Voices, sounds I could not quickly identify the location of would be assigned to my chest and emanate from within. I regularly had out of body experiences that became so everyday and mundane that I learned simply to deal with them with the minimum of fuss. As you would expect, supermarkets were a nightmare, one I learned to avoid at all cost. Airports and escalators, glass and reflections, iron railings and hospitals. Floor patterns, wallpaper. movement of trees and branches. All sent me into meltdown.

 

Sometimes all I would see was movement, the rest greyed out so that I would barely see what was still, yet a fly rubbing its wings across room would startle me. The most bizarre effects I gave up trying to explain since no one ever believed me. You might.

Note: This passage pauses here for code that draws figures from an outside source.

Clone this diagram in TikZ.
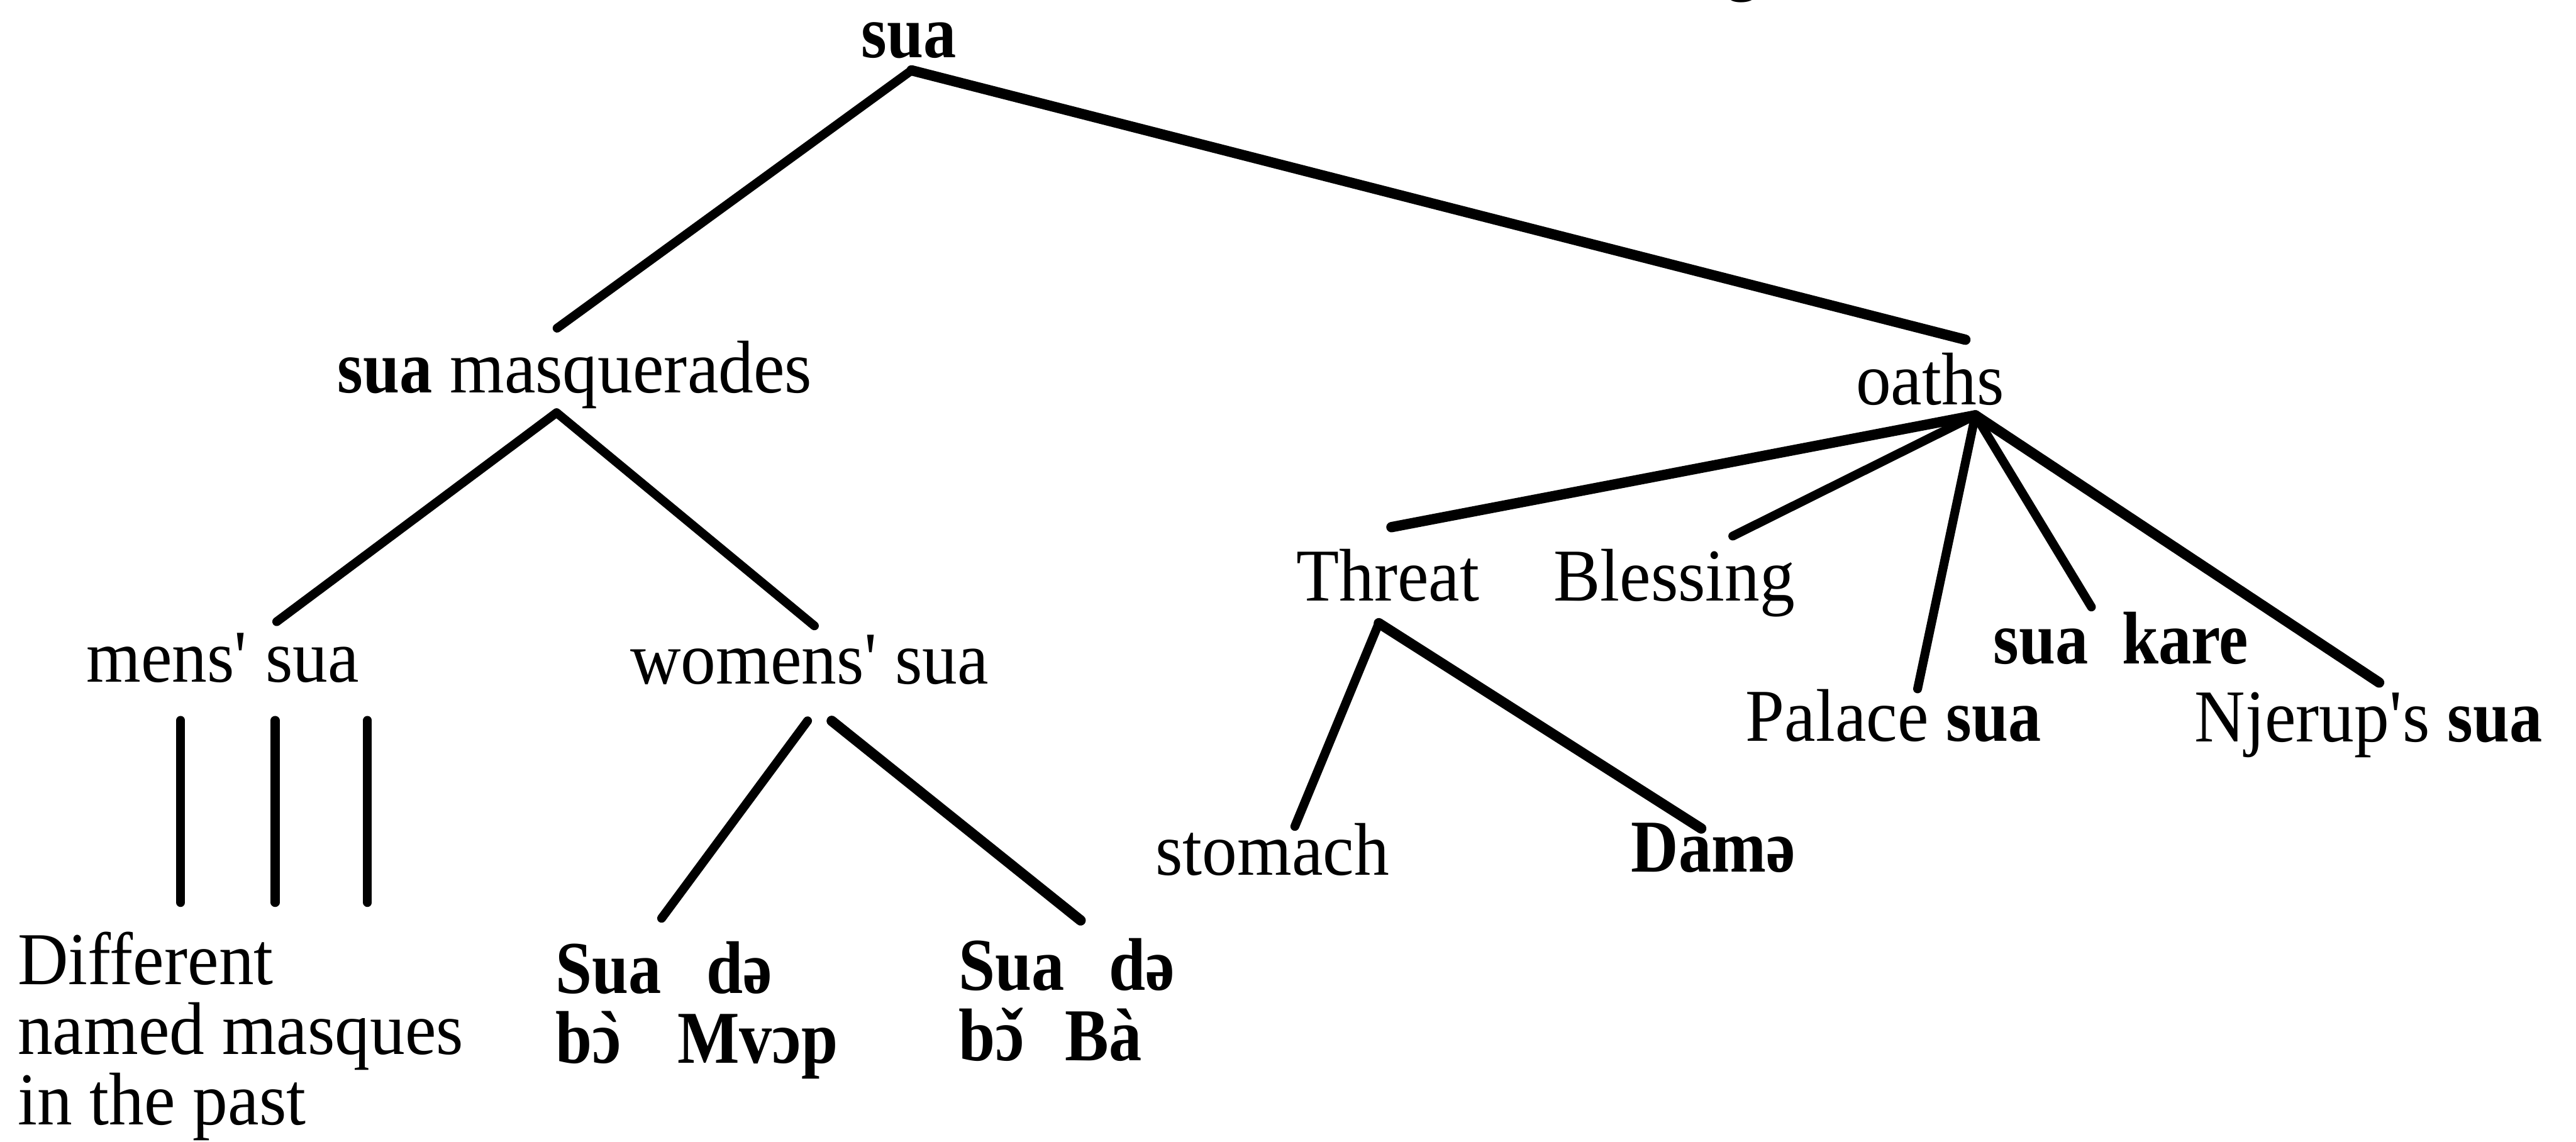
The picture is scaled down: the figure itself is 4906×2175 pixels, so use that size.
\documentclass[tikz,border=0pt]{standalone}
\usepackage{fontspec}
\setmainfont{Liberation Serif}[FakeStretch=0.94]
\newfontfamily\bsua{Liberation Serif Bold}[FakeStretch=0.88]
\newcommand{\bw}[1]{{\bsua #1}}
% tone mark set over a letter
\newcommand{\tonemark}[2]{\ooalign{#1\cr\hidewidth\kern0.08em#2\hidewidth\cr}}
\newcommand{\apos}{\textquotesingle}

\tikzset{
  lbl/.style={inner sep=0pt, anchor=base west,
    font=\fontsize{40.4pt}{38pt}\selectfont},
  blbl/.style={inner sep=0pt, anchor=base west,
    font=\fontsize{40.4pt}{38pt}\bsua},
  branch/.style={line width=4.8pt, line cap=round, line join=round},
  heavy/.style={branch, line width=5.6pt}
}

\begin{document}
\begin{tikzpicture}[x=0.01cm, y=-0.01cm]
\useasboundingbox (0,0) rectangle (4906,2175);

% tail of a letter from the line above
\node[lbl] (gfrag) at (3284,-26) {g};

% labels (multi-line labels are placed by their last baseline)
\node[blbl] (root) at (1640,110) {sua};
\node[lbl] (masq) at (642,748) {\bw{sua} masquerades};
\node[lbl] (oaths) at (3534,771) {oaths};
\node[lbl] (mens) at (164,1299) {mens\apos{} sua};
\node[lbl] (womens) at (1200,1303) {womens\apos{} sua};
\node[lbl] (threat) at (2468,1145) {Threat};
\node[lbl] (bless) at (2958,1144) {Blessing};
\node[blbl] (kare) at (3796,1264) {sua\hspace{0.45em}kare};
\node[lbl] (palace) at (3324,1411) {Palace \bw{sua}};
\node[lbl] (njerup) at (4179,1413) {Njerup\apos{}s \bw{sua}};
\node[lbl] (stomach) at (2200,1667) {stomach};
\node[blbl] (dame) at (3106,1661) {Damə};
\node[lbl, align=left] (past) at (33,2142) {Different\\named masques\\in the past};
\node[blbl, align=left] (mvop) at (1058,2025) {Sua\hspace{0.6em}də\\b\tonemark{ɔ}{ˋ}\hspace{0.75em}Mvɔp};
\node[blbl, align=left] (ba) at (1825,2020) {Sua\hspace{0.6em}də\\b\tonemark{ɔ}{ˇ}\hspace{0.55em}Bà};

% branch end points
\coordinate (root-s) at (1736,134);
\coordinate (masq-n) at (1061,625);
\coordinate (oaths-n) at (3743,647);
\coordinate (masq-s) at (1060,786);
\coordinate (mens-n) at (527,1184);
\coordinate (womens-n) at (1551,1192);
\coordinate (mens-s1) at (344,1372);
\coordinate (mens-s2) at (524,1372);
\coordinate (mens-s3) at (700,1372);
\coordinate (past-n1) at (344,1719);
\coordinate (past-n2) at (524,1719);
\coordinate (past-n3) at (700,1719);
\coordinate (womens-s1) at (1538,1373);
\coordinate (womens-s2) at (1584,1373);
\coordinate (mvop-n) at (1260,1749);
\coordinate (ba-n) at (2058,1753);
\coordinate (oaths-s) at (3762,791);
\coordinate (threat-n) at (2650,1004);
\coordinate (bless-n) at (3300,1021);
\coordinate (palace-n) at (3652,1312);
\coordinate (kare-n) at (3983,1156);
\coordinate (njerup-n) at (4531,1300);
\coordinate (threat-s) at (2626,1187);
\coordinate (stomach-n) at (2466,1574);
\coordinate (dame-n) at (3240,1578);

% branches
\draw[branch] (masq-n) -- (root-s);
\draw[heavy] (root-s) -- (oaths-n);
\draw[branch] (mens-n) -- (masq-s) -- (womens-n);
\draw[branch] (mens-s1) -- (past-n1);
\draw[branch] (mens-s2) -- (past-n2);
\draw[branch] (mens-s3) -- (past-n3);
\draw[branch] (womens-s1) -- (mvop-n);
\draw[heavy] (womens-s2) -- (ba-n);
\draw[heavy] (oaths-s) -- (threat-n);
\draw[branch] (oaths-s) -- (bless-n);
\draw[branch] (oaths-s) -- (palace-n);
\draw[branch] (oaths-s) -- (kare-n);
\draw[heavy] (oaths-s) -- (njerup-n);
\draw[branch] (stomach-n) -- (threat-s);
\draw[heavy] (threat-s) -- (dame-n);
\end{tikzpicture}
\end{document}
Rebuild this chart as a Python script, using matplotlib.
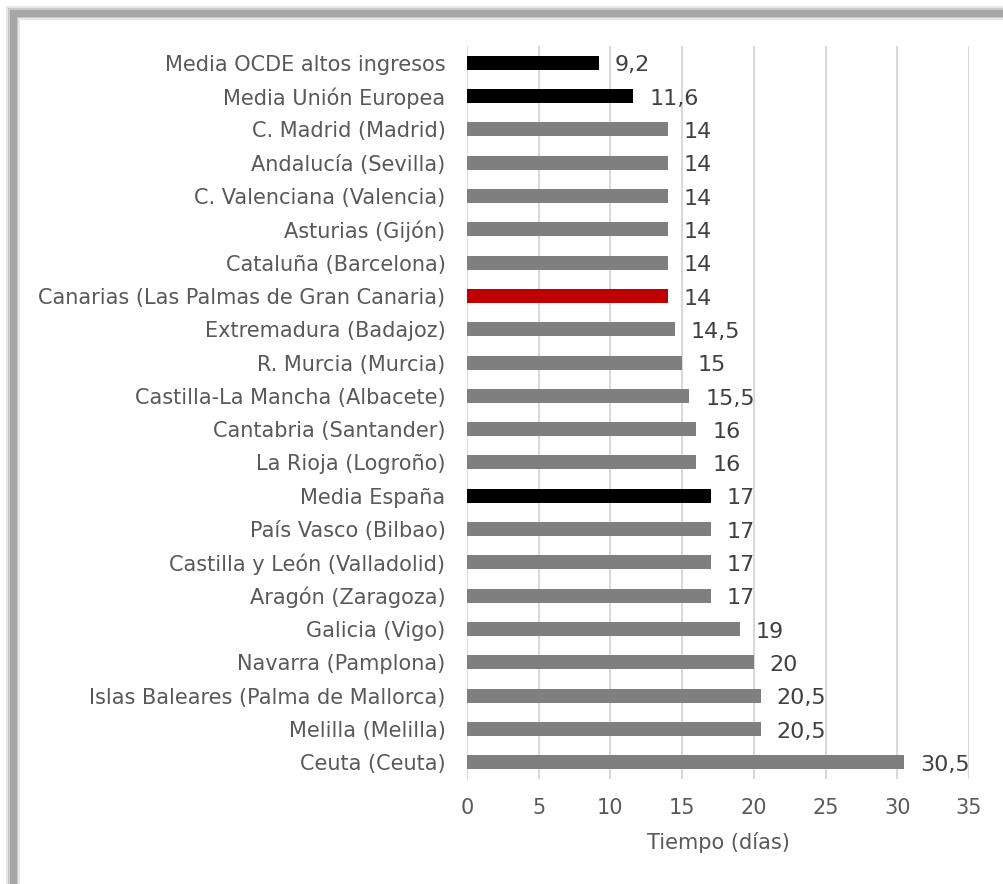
import matplotlib.pyplot as plt
from matplotlib.patches import Rectangle

regiones = [
    "Media OCDE altos ingresos", "Media Unión Europea", "C. Madrid (Madrid)",
    "Andalucía (Sevilla)", "C. Valenciana (Valencia)", "Asturias (Gijón)",
    "Cataluña (Barcelona)", "Canarias (Las Palmas de Gran Canaria)",
    "Extremadura (Badajoz)", "R. Murcia (Murcia)", "Castilla-La Mancha (Albacete)",
    "Cantabria (Santander)", "La Rioja (Logroño)", "Media España",
    "País Vasco (Bilbao)", "Castilla y León (Valladolid)", "Aragón (Zaragoza)",
    "Galicia (Vigo)", "Navarra (Pamplona)", "Islas Baleares (Palma de Mallorca)",
    "Melilla (Melilla)", "Ceuta (Ceuta)",
]
dias = [9.2, 11.6, 14, 14, 14, 14, 14, 14, 14.5, 15, 15.5, 16, 16, 17,
        17, 17, 17, 19, 20, 20.5, 20.5, 30.5]
medias = ["Media OCDE altos ingresos", "Media Unión Europea", "Media España"]
destacada = "Canarias (Las Palmas de Gran Canaria)"

colores = []
for r in regiones:
    if r in medias:
        colores.append("#000000")
    elif r == destacada:
        colores.append("#c00000")
    else:
        colores.append("#7f7f7f")

plt.rcParams['font.family'] = ['DejaVu Sans']

fig = plt.figure(figsize=(10.04, 8.84), dpi=100)
ax = fig.add_axes([467 / 1004, 1 - 779 / 884, 502 / 1004, (779 - 46) / 884])

pos = list(range(len(regiones)))
ax.barh(pos, dias, height=0.42, color=colores, zorder=3)
ax.set_ylim(len(regiones) - 0.5, -0.5)
ax.set_xlim(0, 35)
ax.set_xticks(range(0, 36, 5))
ax.set_yticks(pos)
ax.set_yticklabels(regiones)
ax.grid(axis="x", color="#d9d9d9", linewidth=1.5, zorder=0)
for s in ax.spines.values():
    s.set_visible(False)
ax.tick_params(axis="both", length=0, labelcolor="#595959", labelsize=15)
ax.tick_params(axis="y", pad=15.5)
ax.tick_params(axis="x", pad=14)
ax.set_xlabel("Tiempo (días)", fontsize=15, color="#595959", labelpad=10)

for y, v in zip(pos, dias):
    txt = f"{v:g}".replace(".", ",")
    ax.text(v + 1.1, y + 0.08, txt, va="center", ha="left", fontsize=16,
            color="#404040")

# marco gris con sombra
for w, c in [(14, "#e6e6e6"), (10, "#c8c8c8"), (7, "#a6a6a6")]:
    fig.patches.append(Rectangle((13 / 1004, -0.1), 1.2, 1 - 13 / 884 + 0.1,
                                 transform=fig.transFigure, fill=False,
                                 edgecolor=c, linewidth=w * 0.72, zorder=0))

fig.savefig("out.png", dpi=100)
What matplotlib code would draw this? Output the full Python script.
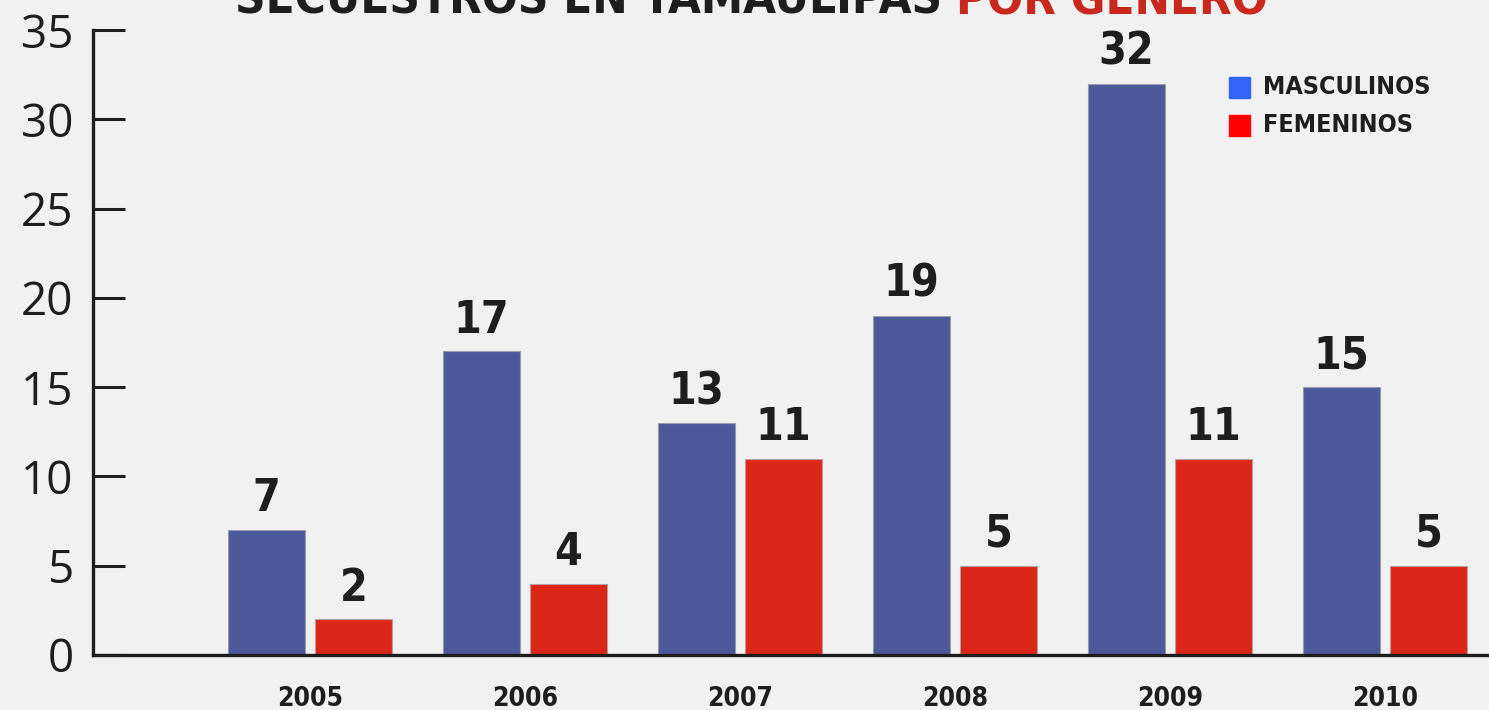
import matplotlib.pyplot as plt
import numpy as np

years = ['2005', '2006', '2007', '2008', '2009', '2010']
masculinos = [7, 17, 13, 19, 32, 15]
femeninos = [2, 4, 11, 5, 11, 5]
yticks = [0, 5, 10, 15, 20, 25, 30, 35]

BG = '#f1f1f1'
INK = '#1e1e1e'
BLUE = '#4d599b'
RED = '#dc2718'
COND = dict(family='DejaVu Sans', fontstretch='condensed', fontweight='bold')

fig = plt.figure(figsize=(14.89, 7.10), dpi=100, facecolor=BG)
ax = fig.add_axes([93 / 1489, 1 - 655 / 710, 1 - 93 / 1489, 625 / 710])
ax.set_facecolor(BG)

x = np.arange(len(years))
w = 0.358
off = 0.202
b1 = ax.bar(x - off, masculinos, w, color=BLUE, edgecolor='#9a9aa8', lw=0.8, zorder=2)
b2 = ax.bar(x + off, femeninos, w, color=RED, edgecolor='#b8a0a0', lw=0.8, zorder=2)

for bars, vals in ((b1, masculinos), (b2, femeninos)):
    for r, v in zip(bars, vals):
        ax.annotate(str(v), xy=(r.get_x() + r.get_width() / 2, v),
                    xytext=(0, 7), textcoords='offset points',
                    ha='center', va='bottom', fontsize=32, color=INK, **COND)

ax.set_xlim(-1.01, 5.484)
ax.set_ylim(0, 35)
ax.set_yticks(yticks)
ax.set_yticklabels([str(t) for t in yticks], fontsize=33, family='Open Sans', color=INK)
ax.set_xticks(x)
ax.set_xticklabels(years, fontsize=19, color=INK, **COND)
ax.tick_params(axis='y', direction='in', length=23, width=2.2, color=INK, pad=14)
ax.tick_params(axis='x', length=0, pad=22)
for spine in ('top', 'right'):
    ax.spines[spine].set_visible(False)
for spine in ('left', 'bottom'):
    ax.spines[spine].set_linewidth(2.4)
    ax.spines[spine].set_color(INK)
    ax.spines[spine].set_zorder(3)

# legend drawn by hand as in the original graphic
for i, (lab, col) in enumerate((('MASCULINOS', '#3366ff'), ('FEMENINOS', '#ff0000'))):
    yy = 1 - (87 + i * 38) / 710
    fig.patches.append(plt.Rectangle((1229 / 1489, yy - 10.5 / 710), 21 / 1489, 21 / 710,
                                     transform=fig.transFigure, color=col, figure=fig))
    fig.text(1263 / 1489, yy, lab, fontsize=18, color=INK, va='center', ha='left', **COND)

# title, mostly cut off at the top edge as in the source image
t1 = fig.text(235 / 1489, 1 - 14 / 710, 'SECUESTROS EN TAMAULIPAS', fontsize=34,
              color=INK, va='baseline', ha='left', **COND)
ax.annotate('POR GÉNERO', xy=(1, 0), xycoords=t1, xytext=(10, 0),
            textcoords='offset points', fontsize=34, color='#c8281e',
            va='bottom', ha='left', annotation_clip=False, **COND)

fig.savefig('out.png', dpi=100, facecolor=BG)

At the clinic I sat facing a group of chairs. To my right there were two doors facing each other and people came and went. Since I could on those occasions, since I was sitting down, my brain getting enough oxygen, see abnormally well, like a hawk but with no sense of perspective at all. It made sense to my brain that the chairs at the front were, since they were smaller, for children. It followed that anyone sitting in them would be a child. That meant where there was conflict my brain would turn the adults into children, or little people by changing their features. The people at my right, going from door to door, since I saw them perfectly clearly with no perspective, were also little people, my brain helpfully resizing their heads and making their legs shorter. When they very occasionally turned and came my way, in front of my eyes they would metamorphise into regular sized people as they approached, their legs growing longer and their heads shrinking as I recoiled and squirmed in my seat in an effort to escape, what to me was just a weird hallucination.

 

I learned over time that the way out of my nightmare was to work at forcing my senses to coordinate. Any sound had to be linked to some object or movement. Any bizarre effect that happened had to be thought out and a logical explanation forced on my brain. All effects had to be tied together, seeing, feeling, hearing.  When my 'soul,' kinesthetic sense of my centre drifted away like a balloon I would bang my head on whatever was behind it, it happened sitting or lying down, to make a sound and watch as my point of view shifted as my head thumped the pillow and made a sound like a drum beating, a feeling that went right through my body with my blood. The helpful picure of me on the bed or chair that my brain provided for me to explain the feeling that I was out of my  body and looking down at myself I learned to detect and recognise as a construct. A fake.  Gradually my out of body experience would fade as my centre returned to my body.  The only sense not effected was my sense of smell. The rest were a mess.

 

I learned to deal with my condition. I wear a baseball cap pulled low to cut the visual inputs in busy places. I never ever try to do anything quickly. I never let myself get tired. I try and avoid over stimulating places. I try to sleep more and avoid too much screen time. If its really bad for relief I might wear ear plugs, though of course long term the aim is to recover and live in the multi sensory world as it is, not just cut down on the inputs.

 

That's my story I hope it might help somebody else. If there are any errors, I have no spell checker or grammar checker, its down to the fact I don't do proof reading anymore.